Flare-ups over race have roiled the campaign trail as Obama battles for the Democratic nomination with New York Senator Hillary Clinton, who would be the first woman president. They are vying for the right to face Republican candidate John McCain in the November election.

Obama said Wright's remarks were not simply controversial but instead "expressed a profoundly distorted view of this country - a view that sees white racism as endemic."

Obama said his own life as the son of a black man from Kenya and a white woman from Kansas had seared into his makeup the idea that racial divisions can be overcome.

"It's a racial stalemate we've been stuck in for years," he said. "But I have asserted a firm conviction - a conviction rooted in my faith in God and my faith in the American people - that working together we can move beyond some of our old racial wounds."

RACE AND GENDER

Clinton told reporters in Philadelphia she did not see or read Obama's speech but was glad he gave it.

"These are difficult issues and we have seen that in this campaign. Race and gender are difficult issues. And therefore we need to have more discussion about them," she said.

Clinton picked up an endorsement from Pennsylvania Republican John Murtha, a leading congressional opponent of the war in Iraq. Murtha said Clinton was best placed to deal with the issues surrounding the war and the economy.

As the Democrats' battled it out, Arizona Senator McCain was holding his own in a CNN/Opinion Research Corp poll reflecting hypothetical matchups. Obama led McCain by two percentage points and Clinton led him by one.

McCain, who was on a Middle East and Europe swing, said in Jordan that a US troop build-up in Iraq is succeeding and that a premature withdrawal would dramatically enhance Iran's influence in the region.

The Obama campaign is worried the uproar over the pastor's comments could cost him support with white voters in states like Pennsylvania, which holds an important voting contest on April 22.
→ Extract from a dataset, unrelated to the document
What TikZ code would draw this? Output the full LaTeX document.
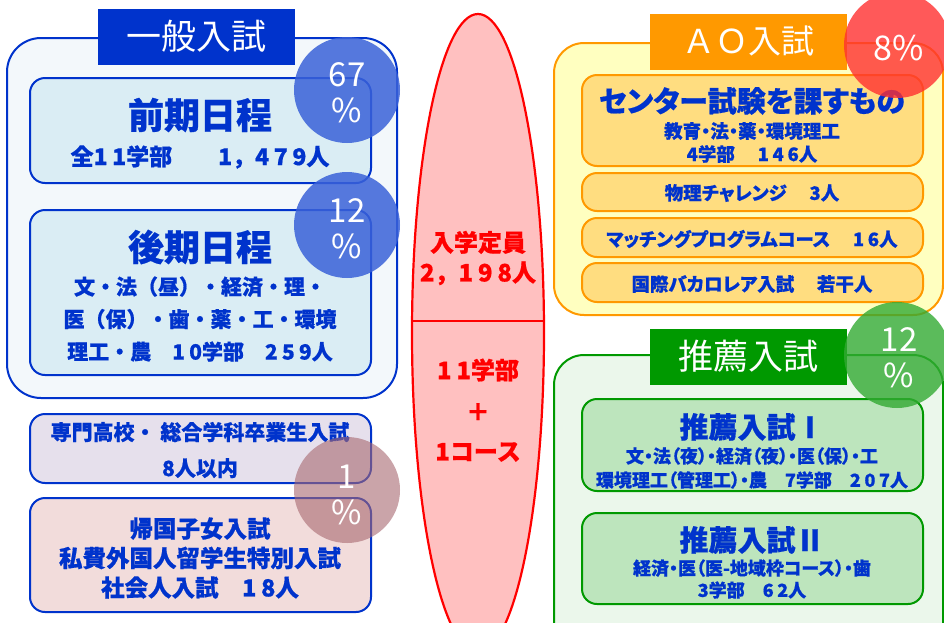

A Quinnipiac University poll gave Clinton a lead over Obama of 53 to 41 percent in Pennsylvania, compared to a 49 percent to 43 percent lead over him in late February in that state.

"Did I know him to be an occasionally fierce critic of American domestic and foreign policy? Of course. Did I ever hear him make remarks that could be considered controversial while I sat in church? Yes. Did I strongly disagree with many of his political views? Absolutely," Obama said of Wright.

The Wright comments have threatened to overshadow Obama's central message that he would bridge divisions in the United States, including those involving race.

Last week, Geraldine Ferraro, a Clinton supporter and 1984 vice presidential candidate, attributed Obama's lead in the Democratic race to his being black.

Obama said the race discussion took a divisive turn when it was implied "my candidacy is somehow an exercise in affirmative action; that it's based solely on the desire of wide-eyed liberals to purchase racial reconciliation on the cheap."

Blacks took offense when Clinton's husband, former President Bill Clinton, in January compared Obama's victory in the South Carolina primary to success there by Jesse Jackson, a black candidate who ran for president in 1984 and 1988. Critics saw the remarks as a bid to marginalize Obama as a candidate only for black America.

But Bill Clinton told television interviewers on Monday it was a "myth" that his wife's campaign had engaged in racial politics in the Southern state where he said he "never said a bad word about Senator Obama - not one."

In his speech, Obama clearly disagreed.

"We saw racial tensions bubble to the surface during the week before the South Carolina primary," he said.